Мы встретились с Ниной Михайловной в аудитории Щукинского училища, где она преподает уже более двадцати лет.
— Нина Михайловна, перед нашим разговором вы как бы случайно обронили, что долгое время прожили за границей.
— Да, некоторую часть своей жизни я провела в Иране, где работал мой папа. Он был крупным специалистом по пушнине. Меня отвезли в эту страну совсем крошечным ребенком. А вернулась я в Советский Союз уже сформировавшимся человеком. Я застала лучшие времена Ирана. Я очень прилично разговаривала на персидском языке. Кстати, с тех пор полюбила все восточное — музыку, кухню, поэзию... Восточных мужчин тоже люблю больше европейских. Я очень хотела еще раз вернуться в эту страну, пройтись по местам детства. Недавно от Союза кинематографистов в Иран должна была поехать группа актеров, но из-за неспокойной политической обстановки гастроли отменили.
— Выходит, вы всю войну провели за границей?
— Да. И я совсем ничего не знала о своей родине. Наши войска стояли в Северном Иране, к нам часто приезжали военные ансамбли, исполняли русские песни. Это казалось мне настолько дорогим и родным! С тех пор я очень люблю стихи и песни о родине. А еще в советских войсках служили люди разных профессий. Среди них был Владимир Поляков, который спустя много лет создал в Москве Театр миниатюр. Он преподавал в нашем школьном драмкружке. Также в этих войсках служил известный в то время артист на радио Александрович, который тоже обучал нас актерскому мастерству. Кто знает, как бы сложилась моя судьба, если бы я не прожила там все это время...
— Когда вы вернулись в Советский Союз, не испытали шок?
— Когда я вернулась на родину, то очень долго чувствовала себя неуютно, потому что на горизонте не было видно гор. В Иране все селения и города расположены в низине, а вокруг — горы с водопадами и снежными вершинами. А у нас я чувствовала себя полураздетой. Вообще жизнь в Иране выработала у меня какое-то гипертрофированное чувство родины. Когда мы возвращались в Советский Союз, переезжали границу, на одной стороне реки Аракс находились иранские военные, а на другой — наши. Тогда со мной случилась истерика. А потом я увидела свою полуразрушенную родину: города еще не восстановили, вдоль железнодорожного полотна была раскидана военная техника — танки, каски... Но мне это все казалось необыкновенно родным.
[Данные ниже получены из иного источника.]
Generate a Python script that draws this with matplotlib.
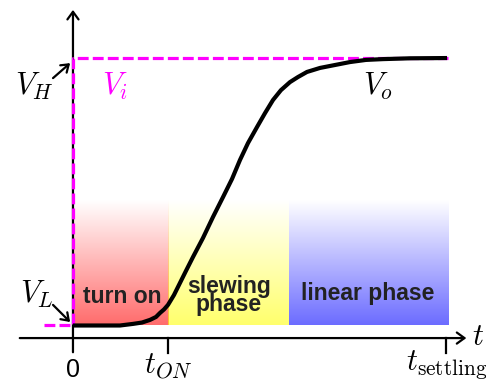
import numpy as np
import matplotlib
matplotlib.use("Agg")
import matplotlib.pyplot as plt

plt.rcParams['mathtext.fontset'] = 'cm'

# time axis: 0 = input step, 1 = t_ON
t_on = 1.0
t_slew_end = 2.27
t_settling = 3.93

# output voltage V_o read along the step response (V_L = 0, V_H = 1)
t_out = [0.0, 0.284, 0.495, 0.632, 0.726, 0.811, 0.874, 0.916, 0.958, 1.0,
         1.063, 1.126, 1.189, 1.263, 1.368, 1.474, 1.579, 1.674, 1.758, 1.842,
         1.937, 2.021, 2.105, 2.189, 2.284, 2.368, 2.463, 2.6, 2.758, 2.916,
         3.084, 3.263, 3.547, 3.937]
v_out = [0.0, 0.0, 0.0, 0.006, 0.011, 0.021, 0.032, 0.047, 0.060, 0.077,
         0.114, 0.159, 0.204, 0.256, 0.327, 0.406, 0.480, 0.548, 0.619, 0.682,
         0.742, 0.794, 0.843, 0.880, 0.910, 0.929, 0.948, 0.963, 0.974, 0.985,
         0.993, 0.996, 0.999, 1.0]

# input step V_i
t_in = [-0.3, 0.0, 0.0, 3.95]
v_in = [0.0, 0.0, 1.0, 1.0]

# shaded phases: (start, end, colour)
phases = [(0.0, t_on, '#ff0000'),
          (t_on, t_slew_end, '#ffff00'),
          (t_slew_end, 3.95, '#0000ff')]
phase_top = 0.47

fig = plt.figure(figsize=(4.86, 3.83), dpi=100)
ax = fig.add_axes([0, 0, 1, 1])
ax.set_xlim(-0.768, 4.347)
ax.set_ylim(-0.215, 1.217)
ax.axis('off')

# colour gradients fading to white upwards
ramp = np.linspace(0.58, 0.0, 200)
for t0, t1, col in phases:
    rgba = np.zeros((200, 1, 4))
    rgba[:, 0, :3] = matplotlib.colors.to_rgb(col)
    rgba[:, 0, 3] = ramp
    ax.imshow(rgba, extent=(t0, t1, 0, phase_top), origin='lower',
              aspect='auto', interpolation='bilinear', zorder=0)

bold = dict(fontsize=16.5, fontweight='bold', color='#222222',
            family='Liberation Sans', ha='center', zorder=4)
ax.text(0.52, 0.084, 'turn on', va='baseline', **bold)
ax.text(1.64, 0.112, 'slewing\nphase', va='center', linespacing=0.72, **bold)
ax.text(3.105, 0.095, 'linear phase', va='baseline', **bold)

# axes with open arrow heads
arr = dict(arrowstyle='->,head_length=0.55,head_width=0.4', lw=1.6,
           color='black', shrinkA=0, shrinkB=0, mutation_scale=10)
ax.annotate('', xy=(4.14, -0.047), xytext=(-0.56, -0.047), arrowprops=arr, zorder=1)
ax.annotate('', xy=(0.0, 1.18), xytext=(0.0, -0.1), arrowprops=arr, zorder=1)
for tk in [t_on, t_settling]:
    ax.plot([tk, tk], [-0.047, -0.103], color='black', lw=1.6, zorder=1)

ax.plot(t_in, v_in, color='#ff00ff', lw=2.3, dashes=(3.4, 1.3), zorder=2)
ax.plot(t_out, v_out, color='black', lw=3.0, solid_joinstyle='round',
        solid_capstyle='butt', zorder=3)

math = dict(fontsize=22, va='baseline', zorder=4)
ax.text(0.0, -0.193, '0', fontsize=18, family='Liberation Sans',
        ha='center', va='baseline')
ax.text(t_on, -0.178, r'$t_{ON}$', ha='center', **math)
ax.text(t_settling, -0.166, r'$t_{\mathrm{settling}}$', ha='center', **math)
ax.text(4.2, -0.072, r'$t$', ha='left', **math)
ax.text(-0.61, 0.862, r'$V_H$', ha='left', **math)
ax.text(-0.558, 0.084, r'$V_L$', ha='left', **math)
ax.text(0.305, 0.862, r'$V_i$', ha='left', color='#ff00ff', **math)
ax.text(3.05, 0.862, r'$V_o$', ha='left', **math)

small = dict(arrowstyle='->,head_length=0.5,head_width=0.35', lw=1.6,
             color='black', shrinkA=0, shrinkB=0, mutation_scale=10)
ax.annotate('', xy=(-0.03, 0.981), xytext=(-0.21, 0.925), arrowprops=small)
ax.annotate('', xy=(-0.03, 0.013), xytext=(-0.21, 0.077), arrowprops=small)

fig.savefig('out.png', dpi=100)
Кстати, позже я написала школьное сочинение на тему “Моя родина” — так его отослали в Академию педагогических наук.
— Вас смело можно назвать патриотом?
— Это трудно назвать патриотизмом — эмоционально это гораздо сильнее. Благодаря таким переменам в жизни я стала эмоционально подвижным человеком, что помогает мне в творчестве.
— Многие актеры уже в наше время покинули Россию, ссылаясь на маленькие заработки и невостребованность. У вас, наверное, никогда не возникало мыслей переехать за рубеж?
— Во-первых, меня не приглашали. Да и подобных мыслей, конечно, не возникало. За границей я была очень много — с театральными гастролями, киносъемками, концертными поездками... Но после недели, проведенной за пределами России, меня охватывала зеленая тоска.
— Насколько я знаю, долгое время вы жили где-то за городом, но не в самой столице?
— Когда мы вернулись из Ирана, то жили в 20 км от Москвы, в дачном поселке Лосиноостровский. Это моя вторая родина. Тогда в “Лосинке” не было ни фабрик, ни заводов, ни промышленных предприятий. Вероятно, именно поэтому здесь жила исключительно интеллигентная публика. Когда это место стало городом, сюда заселили совсем другой народ.
— Нина Михайловна, в вашей семье никогда не было актеров — почему же ваш выбор пал именно на эту профессию?
— В Иране я училась в маленькой школе. Все предметы преподавала одна учительница. Она была из Саратова и когда—то мечтала стать актрисой. К сожалению, что-то у нее не сложилось, и поэтому всю свою любовь к театру она передала мне. Именно она вложила в меня актерские навыки — уже в десять лет у меня был богатейший чтецкий репертуар. Я очень любила читать грустные стихи, любила пострадать...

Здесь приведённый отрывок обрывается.